Завершив другую косу, я отломила веточку остролиста, собрала с нее ягоды и украсила ими волосы Коко. Все это время она молчала. Наконец я переползла в сторону и уселась перед ней.
– Просто дай ему время, Коко. В конце концов он смирится.
– Нет.
Она покачала головой, и ее косы распустились. Ягоды осыпались на снег.
– Он теперь меня возненавидит. Может быть, флирт Ансель бы мне еще простил, но целовать его ни за что не стоило.
Я промолчала. Не было смысла говорить Коко о том, что она и сама прекрасно знала.
– А я ведь
– Коко.
– Мне очень стыдно. – В глазах Коко снова заблестели слезы, но она решительно уставилась наверх, в небо. Ни единой слезинки не скатилось по ее щекам. – Я ни в коем случае не хотела ранить его. Может… может быть, мне сейчас так плохо, потому что я ошиблась? – Она резко схватила меня за руку. – Я в жизни никогда так не страдала из-за сердечных увлечений, даже когда меня бросила Бабетта. Может быть, это значит, что Ансель все-таки мне дорог? Может… Лу, может быть, я просто неверно поняла свои чувства!
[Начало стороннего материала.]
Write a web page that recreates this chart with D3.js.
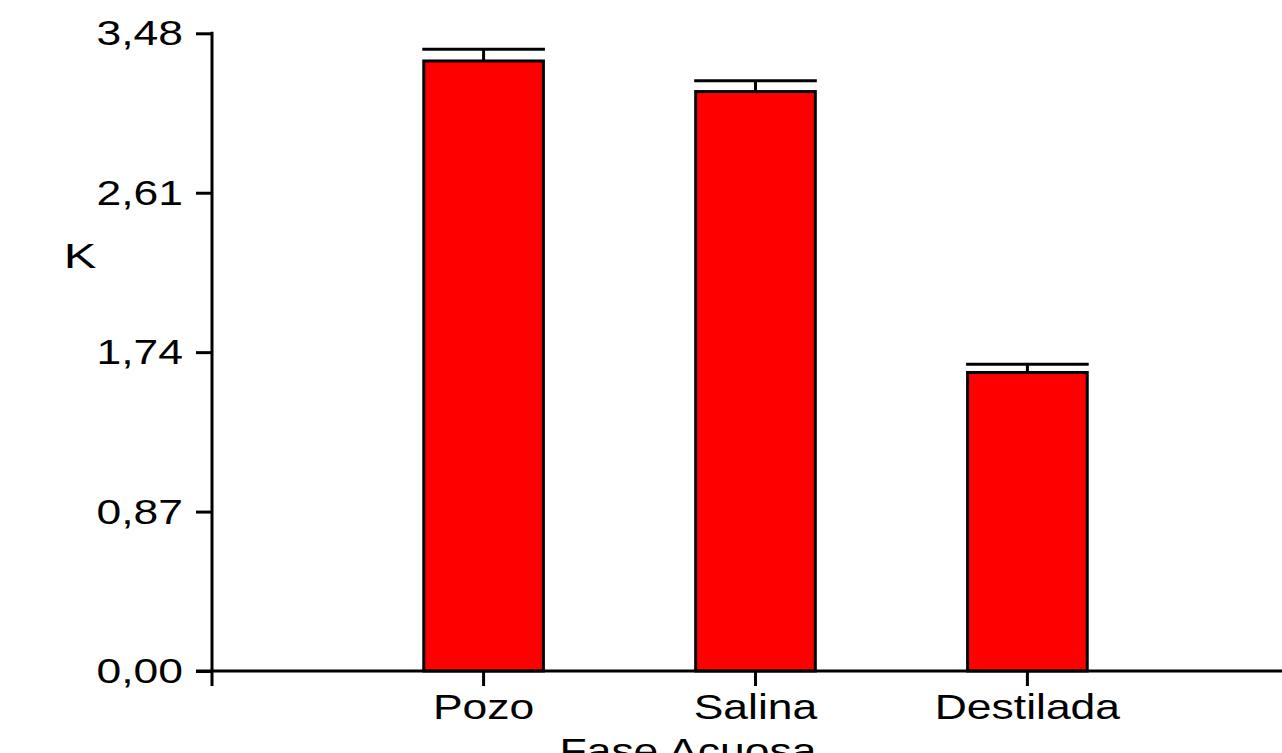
<!DOCTYPE html>
<html>
<head>
<meta charset="utf-8">
<script src="https://cdn.jsdelivr.net/npm/d3@7"></script>
<style>
  html, body { margin: 0; padding: 0; background: #fff; overflow: hidden; }
  svg { display: block; }
  text { font-family: "Liberation Sans", Arial, sans-serif; font-size: 35px; fill: #000; }
</style>
</head>
<body>
<svg id="chart" width="1282" height="753"></svg>
<script>
const categories = ["Pozo", "Salina", "Destilada"];
const values = [3.329, 3.162, 1.629];
const errors = [0.064, 0.059, 0.045];
const yTicks = [0, 0.87, 1.74, 2.61, 3.48];
const yLabel = "K";
const xLabel = "Fase Acuosa";

const svg = d3.select("#chart");
const SX = 1.27; // horizontal stretch of text seen in the reference

const y = d3.scaleLinear().domain([0, 3.48]).range([671, 33.3]);
const x = d3.scaleBand().domain(categories).range([228, 1283])
  .paddingInner(0.56).paddingOuter(0.72);

const axisX0 = 212;
const fmt = v => d3.format(".2f")(v).replace(".", ",");

// Bars
svg.append("g").selectAll("rect").data(categories).join("rect")
  .attr("x", d => x(d))
  .attr("y", (d, i) => y(values[i]))
  .attr("width", x.bandwidth())
  .attr("height", (d, i) => y(0) - y(values[i]))
  .attr("fill", "#ff0000")
  .attr("stroke", "#000")
  .attr("stroke-width", 3);

// Error bars
const eg = svg.append("g").attr("stroke", "#000").attr("stroke-width", 3);
categories.forEach((c, i) => {
  const cx = x(c) + x.bandwidth() / 2;
  eg.append("line").attr("x1", cx).attr("x2", cx)
    .attr("y1", y(values[i])).attr("y2", y(values[i] + errors[i]));
  eg.append("line").attr("x1", x(c) - 1.5).attr("x2", x(c) + x.bandwidth() + 1.5)
    .attr("y1", y(values[i] + errors[i])).attr("y2", y(values[i] + errors[i]));
});

// Y axis
const yAxis = svg.append("g").attr("transform", `translate(${axisX0},0)`)
  .call(d3.axisLeft(y).tickValues(yTicks).tickFormat(fmt).tickSize(16).tickSizeOuter(0));
yAxis.select(".domain").remove();
yAxis.selectAll(".tick line").attr("stroke", "#000").attr("stroke-width", 3);
yAxis.selectAll(".tick text")
  .attr("x", null).attr("dy", null)
  .attr("text-anchor", "end")
  .attr("transform", `translate(-29,11.5) scale(${SX},1)`)
  .style("font-size", "35px")
  .style("font-family", "'Liberation Sans', Arial, sans-serif");
svg.append("line").attr("x1", axisX0).attr("x2", axisX0)
  .attr("y1", y(3.48) - 1.5).attr("y2", y(0) + 15)
  .attr("stroke", "#000").attr("stroke-width", 3);

// X axis
const xAxis = svg.append("g").attr("transform", `translate(0,${y(0)})`)
  .call(d3.axisBottom(x).tickSize(15).tickSizeOuter(0));
xAxis.select(".domain").remove();
xAxis.selectAll(".tick line").attr("stroke", "#000").attr("stroke-width", 3);
xAxis.selectAll(".tick text")
  .attr("y", null).attr("dy", null)
  .attr("text-anchor", "middle")
  .attr("transform", `translate(0,48) scale(${SX},1)`)
  .style("font-size", "35px")
  .style("font-family", "'Liberation Sans', Arial, sans-serif");
svg.append("line").attr("x1", 196).attr("x2", 1282)
  .attr("y1", y(0)).attr("y2", y(0))
  .attr("stroke", "#000").attr("stroke-width", 3);

// Axis titles
svg.append("text").attr("text-anchor", "middle")
  .attr("transform", `translate(80,268) scale(1.4,1)`)
  .text(yLabel);
svg.append("text").attr("text-anchor", "middle")
  .attr("transform", `translate(688,763) scale(${SX},1)`)
  .text(xLabel);
</script>
</body>
</html>
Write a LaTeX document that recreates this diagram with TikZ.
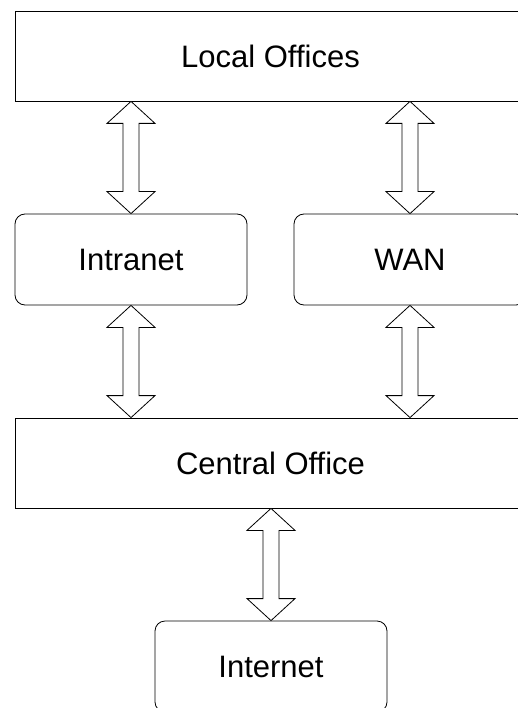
\documentclass[tikz,border=0pt]{standalone}
\usepackage{fontspec}
\setmainfont{Liberation Sans}
\usetikzlibrary{calc}

\tikzset{
    officebox/.style={draw=black, line width=0.8pt, minimum width=511pt, minimum height=90pt,
        font=\fontsize{31}{36}\selectfont},
    netbox/.style={officebox, rounded corners=10pt, minimum width=232pt, minimum height=91pt},
    dblarrow/.style={draw=black, line width=0.8pt, fill=white, line join=miter,
        to path={let \p1=(\tikztostart), \p2=(\tikztotarget) in
            (\x1,\y1) -- ++(24pt,-22pt) -- ++(-16pt,0pt) -- (\x1+8pt,\y2+22pt) -- ++(16pt,0pt)
            -- (\x2,\y2) -- ++(-24pt,22pt) -- ++(16pt,0pt) -- (\x1-8pt,\y1-22pt) -- ++(-16pt,0pt) -- cycle}}
}

\begin{document}
\begin{tikzpicture}[x=1pt, y=-1pt]
        % Rahmen
            \useasboundingbox (0,0) rectangle (517,708);

        % Buero-Kaesten
            \node[officebox] (local) at (270.5, 56) {Local Offices};
            \node[officebox] (central) at (270.5, 463) {Central Office};

        % Netze
            \node[netbox] (intranet) at (131, 259.5) {Intranet};
            \node[netbox] (wan) at (410, 259.5) {WAN};
            \node[netbox] (internet) at (271, 666.5) {Internet};

        % Doppelpfeile
            \draw[dblarrow] (local.south -| intranet.north) to (intranet.north);
            \draw[dblarrow] (local.south -| wan.north) to (wan.north);
            \draw[dblarrow] (intranet.south) to (central.north -| intranet.south);
            \draw[dblarrow] (wan.south) to (central.north -| wan.south);
            \draw[dblarrow] (central.south -| internet.north) to (internet.north);
    \end{tikzpicture}
\end{document}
– Нет, мне так не кажется…
– Он определенно красив, – перебила меня Коко с таким отчаянием, что я поняла – она уже на грани истерики. – Мне
Я хмыкнула, откинулась назад, оперлась на руки и закрыла глаза, наслаждаясь тем, как снег холодил мне пальцы и луна озаряла светом лицо.
– Это точно.
Мы замолчали, погрузившись в бурную пучину собственных мыслей. Я никогда прежде никому не признавалась в этом, но мне очень не хватало матери. Не коварной Морганы ле Блан. Не могущественной Госпожи Ведьм. Просто… матери. Матери, которая играла со мной. Слушала меня. Утирала мне слезы, когда мне казалось, что я умру от разбитого сердца.
Открыв глаза, я обнаружила, что Коко снова смотрит на воду.
– Тетя Жозефина говорит, я на нее похожа, – насилу выговорила она. – Потому-то она и не может на меня смотреть. – Коко опустила подбородок на колени, прижав их к груди. – Она меня ненавидит.
Я не знала, имеет ли Коко в виду, что похожа на Ля-Вуазен или на собственную мать. Но уточнять не стала. Каков бы ни был ответ, в ее глазах все равно будет боль.
Чувствуя, что молчание утешит Коко лучше любых слов, я ничего не говорила. До меня вдруг дошло: Коко долго ждала подходящей минуты, чтобы мне об этом сказать. Но как я могла ее утешить? Белые дамы нередко отказывались от своих детей – дочерей, чье колдовство оказалось чужеродным, и сыновей, которым оно вовсе не было подвластно. Это ужасно, и никакие слова здесь помочь не могут.
Когда Коко наконец заговорила снова, ее губ коснулась грустная улыбка.
– Я почти ее не помню, но порой, если очень постараюсь, вижу голубые проблески и свет в воде. Чувствую запах лилий. Мне нравится думать, что это были ее духи. – Улыбка Коко угасла, и она тяжело сглотнула, будто приятный вкус воспоминания вдруг сменился горечью. – Все это, конечно, ерунда. Я жила с тетей Жозефиной с шести лет.